- [Records with drawing code]:
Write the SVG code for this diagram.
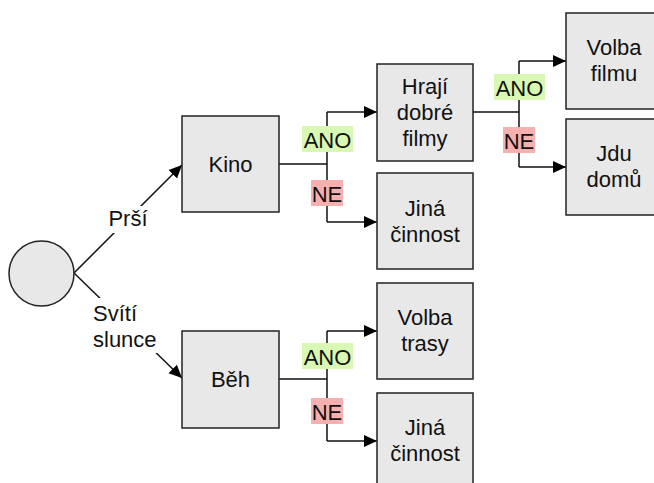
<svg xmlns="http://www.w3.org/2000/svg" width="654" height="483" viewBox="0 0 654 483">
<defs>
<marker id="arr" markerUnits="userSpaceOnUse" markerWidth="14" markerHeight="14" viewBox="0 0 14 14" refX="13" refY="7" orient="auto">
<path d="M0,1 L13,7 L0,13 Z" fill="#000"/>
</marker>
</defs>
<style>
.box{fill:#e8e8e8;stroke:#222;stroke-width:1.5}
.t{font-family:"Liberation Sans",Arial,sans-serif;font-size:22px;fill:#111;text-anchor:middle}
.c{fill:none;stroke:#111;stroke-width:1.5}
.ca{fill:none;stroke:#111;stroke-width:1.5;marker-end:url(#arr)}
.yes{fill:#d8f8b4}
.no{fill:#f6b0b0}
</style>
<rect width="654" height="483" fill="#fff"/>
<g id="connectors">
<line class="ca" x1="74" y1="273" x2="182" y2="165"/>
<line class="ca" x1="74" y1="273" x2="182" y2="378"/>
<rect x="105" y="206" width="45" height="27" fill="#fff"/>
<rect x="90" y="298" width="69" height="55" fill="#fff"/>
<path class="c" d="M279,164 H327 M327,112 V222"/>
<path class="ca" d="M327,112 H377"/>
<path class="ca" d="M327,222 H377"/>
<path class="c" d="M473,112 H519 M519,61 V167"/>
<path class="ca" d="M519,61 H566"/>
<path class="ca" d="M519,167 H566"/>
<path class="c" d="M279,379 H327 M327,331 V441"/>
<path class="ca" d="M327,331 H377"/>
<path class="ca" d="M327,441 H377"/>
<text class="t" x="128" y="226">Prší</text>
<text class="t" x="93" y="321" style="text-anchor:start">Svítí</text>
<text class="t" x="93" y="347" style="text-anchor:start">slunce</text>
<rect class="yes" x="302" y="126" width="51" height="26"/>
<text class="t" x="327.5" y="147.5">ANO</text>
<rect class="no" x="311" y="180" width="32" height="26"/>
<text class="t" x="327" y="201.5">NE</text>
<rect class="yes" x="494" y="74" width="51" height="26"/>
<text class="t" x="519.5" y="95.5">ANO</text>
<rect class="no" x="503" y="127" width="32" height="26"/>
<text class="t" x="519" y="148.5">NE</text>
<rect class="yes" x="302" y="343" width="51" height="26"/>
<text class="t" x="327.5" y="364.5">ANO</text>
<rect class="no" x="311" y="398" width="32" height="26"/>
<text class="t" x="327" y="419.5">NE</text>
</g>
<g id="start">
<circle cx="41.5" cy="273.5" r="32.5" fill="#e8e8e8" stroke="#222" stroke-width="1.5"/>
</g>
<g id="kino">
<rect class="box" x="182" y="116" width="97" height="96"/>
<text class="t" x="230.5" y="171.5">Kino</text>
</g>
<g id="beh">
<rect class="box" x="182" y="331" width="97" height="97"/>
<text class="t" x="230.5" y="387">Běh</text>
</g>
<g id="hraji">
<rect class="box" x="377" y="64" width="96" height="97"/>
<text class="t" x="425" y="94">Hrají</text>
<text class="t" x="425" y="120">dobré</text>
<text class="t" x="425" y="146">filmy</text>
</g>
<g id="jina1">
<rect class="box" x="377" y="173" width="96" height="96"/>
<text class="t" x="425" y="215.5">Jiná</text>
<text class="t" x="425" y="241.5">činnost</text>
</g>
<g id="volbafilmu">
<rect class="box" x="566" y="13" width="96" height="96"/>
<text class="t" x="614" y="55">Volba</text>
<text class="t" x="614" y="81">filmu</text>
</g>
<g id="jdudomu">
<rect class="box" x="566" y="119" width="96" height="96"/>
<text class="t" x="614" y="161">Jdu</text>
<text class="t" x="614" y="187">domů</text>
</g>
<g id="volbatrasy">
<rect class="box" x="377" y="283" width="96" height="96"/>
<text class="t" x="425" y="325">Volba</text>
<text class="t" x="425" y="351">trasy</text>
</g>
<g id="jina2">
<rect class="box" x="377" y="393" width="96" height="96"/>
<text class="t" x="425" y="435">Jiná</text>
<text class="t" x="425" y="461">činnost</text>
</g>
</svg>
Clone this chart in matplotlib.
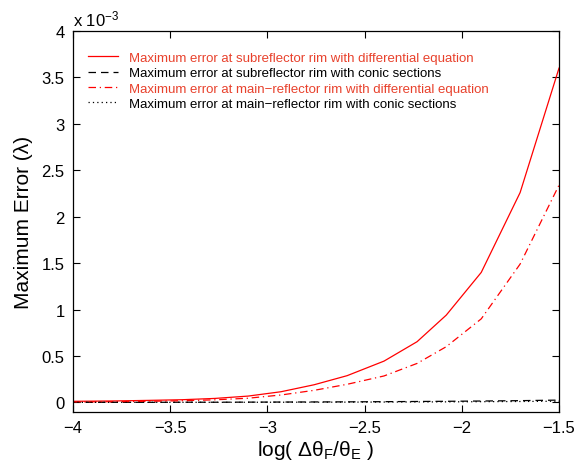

- [STATED TASK]: Write the records above out again exactly, with no pictures in your copy.

- [ANSWER TO THE PROBLEM]:
Write the SVG code for this diagram.
<svg xmlns="http://www.w3.org/2000/svg" width="654" height="483" viewBox="0 0 654 483">
<defs>
<marker id="arr" markerUnits="userSpaceOnUse" markerWidth="14" markerHeight="14" viewBox="0 0 14 14" refX="13" refY="7" orient="auto">
<path d="M0,1 L13,7 L0,13 Z" fill="#000"/>
</marker>
</defs>
<style>
.box{fill:#e8e8e8;stroke:#222;stroke-width:1.5}
.t{font-family:"Liberation Sans",Arial,sans-serif;font-size:22px;fill:#111;text-anchor:middle}
.c{fill:none;stroke:#111;stroke-width:1.5}
.ca{fill:none;stroke:#111;stroke-width:1.5;marker-end:url(#arr)}
.yes{fill:#d8f8b4}
.no{fill:#f6b0b0}
</style>
<rect width="654" height="483" fill="#fff"/>
<g id="connectors">
<line class="ca" x1="74" y1="273" x2="182" y2="165"/>
<line class="ca" x1="74" y1="273" x2="182" y2="378"/>
<rect x="105" y="206" width="45" height="27" fill="#fff"/>
<rect x="90" y="298" width="69" height="55" fill="#fff"/>
<path class="c" d="M279,164 H327 M327,112 V222"/>
<path class="ca" d="M327,112 H377"/>
<path class="ca" d="M327,222 H377"/>
<path class="c" d="M473,112 H519 M519,61 V167"/>
<path class="ca" d="M519,61 H566"/>
<path class="ca" d="M519,167 H566"/>
<path class="c" d="M279,379 H327 M327,331 V441"/>
<path class="ca" d="M327,331 H377"/>
<path class="ca" d="M327,441 H377"/>
<text class="t" x="128" y="226">Prší</text>
<text class="t" x="93" y="321" style="text-anchor:start">Svítí</text>
<text class="t" x="93" y="347" style="text-anchor:start">slunce</text>
<rect class="yes" x="302" y="126" width="51" height="26"/>
<text class="t" x="327.5" y="147.5">ANO</text>
<rect class="no" x="311" y="180" width="32" height="26"/>
<text class="t" x="327" y="201.5">NE</text>
<rect class="yes" x="494" y="74" width="51" height="26"/>
<text class="t" x="519.5" y="95.5">ANO</text>
<rect class="no" x="503" y="127" width="32" height="26"/>
<text class="t" x="519" y="148.5">NE</text>
<rect class="yes" x="302" y="343" width="51" height="26"/>
<text class="t" x="327.5" y="364.5">ANO</text>
<rect class="no" x="311" y="398" width="32" height="26"/>
<text class="t" x="327" y="419.5">NE</text>
</g>
<g id="start">
<circle cx="41.5" cy="273.5" r="32.5" fill="#e8e8e8" stroke="#222" stroke-width="1.5"/>
</g>
<g id="kino">
<rect class="box" x="182" y="116" width="97" height="96"/>
<text class="t" x="230.5" y="171.5">Kino</text>
</g>
<g id="beh">
<rect class="box" x="182" y="331" width="97" height="97"/>
<text class="t" x="230.5" y="387">Běh</text>
</g>
<g id="hraji">
<rect class="box" x="377" y="64" width="96" height="97"/>
<text class="t" x="425" y="94">Hrají</text>
<text class="t" x="425" y="120">dobré</text>
<text class="t" x="425" y="146">filmy</text>
</g>
<g id="jina1">
<rect class="box" x="377" y="173" width="96" height="96"/>
<text class="t" x="425" y="215.5">Jiná</text>
<text class="t" x="425" y="241.5">činnost</text>
</g>
<g id="volbafilmu">
<rect class="box" x="566" y="13" width="96" height="96"/>
<text class="t" x="614" y="55">Volba</text>
<text class="t" x="614" y="81">filmu</text>
</g>
<g id="jdudomu">
<rect class="box" x="566" y="119" width="96" height="96"/>
<text class="t" x="614" y="161">Jdu</text>
<text class="t" x="614" y="187">domů</text>
</g>
<g id="volbatrasy">
<rect class="box" x="377" y="283" width="96" height="96"/>
<text class="t" x="425" y="325">Volba</text>
<text class="t" x="425" y="351">trasy</text>
</g>
<g id="jina2">
<rect class="box" x="377" y="393" width="96" height="96"/>
<text class="t" x="425" y="435">Jiná</text>
<text class="t" x="425" y="461">činnost</text>
</g>
</svg>
Clone this chart in matplotlib.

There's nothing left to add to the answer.